Apologies if this post gets a little too detailed…
Our predictive model is was initially a fairly simple online linear regression, using video format, input resolution, output resolution and duration to predict transcode times on lambda, and from that whether lambda can even process a video within the time limits. At the time, lambda had a 5 minute execution limit. This is now 15 minutes, as such the biggest factor of determining whether a video CAN be processed by lambda is size, there is a hard 500MB file system limit for lambda functions.

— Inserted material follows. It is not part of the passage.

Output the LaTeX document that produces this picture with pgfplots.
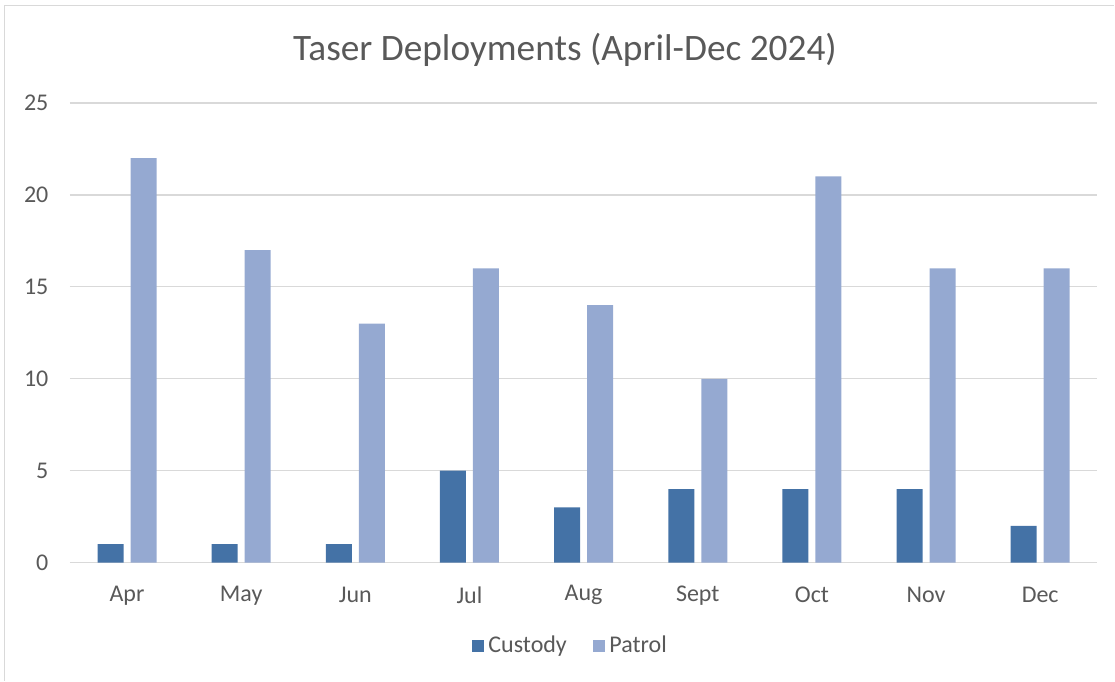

While you can get up to 3GB of RAM, I’ve yet to dedicate the time to find out if this can be used instead (you can’t use RAM disks).
So, our new model is a little more complicated, it tries to predict whether we SHOULD transcode a video with lambda (assuming we can). or whether we should let a real server (spot instance) handle the job. This is based on many other factors, such as the priority of the client requesting the transcode, the preferences of the client, the number of servers we have running (and when their current jobs will end) as well as how many other jobs are in the queue. This piece is still a bit of a work in progress, but in general, we’re trading off cost for throughput/latency on a per client basis.

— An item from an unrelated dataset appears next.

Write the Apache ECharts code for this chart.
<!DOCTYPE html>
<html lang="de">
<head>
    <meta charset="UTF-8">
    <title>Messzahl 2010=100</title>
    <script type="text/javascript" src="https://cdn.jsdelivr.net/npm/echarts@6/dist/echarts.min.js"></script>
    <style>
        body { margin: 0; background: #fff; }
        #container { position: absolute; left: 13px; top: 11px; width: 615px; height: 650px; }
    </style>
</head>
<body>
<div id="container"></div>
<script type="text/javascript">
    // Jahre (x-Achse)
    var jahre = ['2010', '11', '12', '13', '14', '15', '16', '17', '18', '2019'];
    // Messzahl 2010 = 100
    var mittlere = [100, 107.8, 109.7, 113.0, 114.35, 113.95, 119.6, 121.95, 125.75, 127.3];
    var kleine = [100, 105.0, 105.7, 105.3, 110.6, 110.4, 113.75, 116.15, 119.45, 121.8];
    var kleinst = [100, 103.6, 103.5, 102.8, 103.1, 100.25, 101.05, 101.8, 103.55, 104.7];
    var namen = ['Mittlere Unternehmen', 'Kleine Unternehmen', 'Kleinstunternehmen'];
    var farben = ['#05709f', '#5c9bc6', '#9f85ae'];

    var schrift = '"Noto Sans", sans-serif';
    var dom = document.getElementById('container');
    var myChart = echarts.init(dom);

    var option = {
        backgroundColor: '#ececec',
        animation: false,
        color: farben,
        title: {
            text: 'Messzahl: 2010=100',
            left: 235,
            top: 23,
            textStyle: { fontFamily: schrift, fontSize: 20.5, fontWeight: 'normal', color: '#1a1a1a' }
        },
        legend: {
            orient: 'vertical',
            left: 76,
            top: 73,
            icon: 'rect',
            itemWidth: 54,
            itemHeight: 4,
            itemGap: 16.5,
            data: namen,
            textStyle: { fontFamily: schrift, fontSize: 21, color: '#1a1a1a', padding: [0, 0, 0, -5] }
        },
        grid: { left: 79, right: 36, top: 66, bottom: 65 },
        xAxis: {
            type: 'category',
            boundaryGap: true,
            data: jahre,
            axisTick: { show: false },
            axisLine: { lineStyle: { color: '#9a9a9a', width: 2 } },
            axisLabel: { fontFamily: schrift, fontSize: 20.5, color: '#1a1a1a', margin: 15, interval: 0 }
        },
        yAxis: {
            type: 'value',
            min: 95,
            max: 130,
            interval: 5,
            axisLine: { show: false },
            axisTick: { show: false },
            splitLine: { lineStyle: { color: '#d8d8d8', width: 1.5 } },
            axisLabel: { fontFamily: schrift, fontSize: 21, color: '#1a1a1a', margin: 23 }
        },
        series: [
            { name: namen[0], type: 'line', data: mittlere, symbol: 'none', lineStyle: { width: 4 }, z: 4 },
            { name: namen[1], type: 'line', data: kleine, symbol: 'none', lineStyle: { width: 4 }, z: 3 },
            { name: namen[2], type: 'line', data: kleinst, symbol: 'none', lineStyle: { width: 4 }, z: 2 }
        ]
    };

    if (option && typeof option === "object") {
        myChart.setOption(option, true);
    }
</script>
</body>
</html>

In regards to the spot instances, yes - we literally request and spin up new spot instances as required - so if we decide a job needs to be done by a server, and we don’t have one available (and predict it wont be available within a reasonable amount of time) we request a new one. If we see a client is uploading a new clip that CAN be transcoded by lambda, but we think they may be uploading more clips in the very near future (our workload is very spiky), we may choose to transcode this clip with a new spot instance, even though lambda could do the work.
If we request a spot instance, and don’t get it (not super easy to determine) after a certain point we request an on demand instance of the same type (easier to detect if we got it). If we don’t we start requesting on demand instances of a different type until we do. This ensures that all jobs get completed in a reasonable time, even if there are no spot instances available.
We’ve considered switching from spot instance requests to changing the required size of a spot fleet, this would allow us to not specify a concrete instance type + AZ, but a pool of instance types, across many AZs, the upside being if a C5d.9xl (are “sweet” spot) isn’t available, but an 18XL is, or an m5.4xl is, etc - one of those can process the job instead. Unfortunately, there is no way to specify a priority here (e.g., give me a c5d.9xl if you can, otherwise…).
I’d say that we use this fairly complex system because of where we are with system load, it’s large enough that AWS’s elastic transcoder, and elemental media are really expensive for us (> $3000 per month, compared to in the region of $150 per month for our setup). But not large enough that we can just purchase some reserved instances for a year (at a discount) and let them process jobs as they come in. I’d recommend people to stick with elemental media unless the cost will be prohibitive.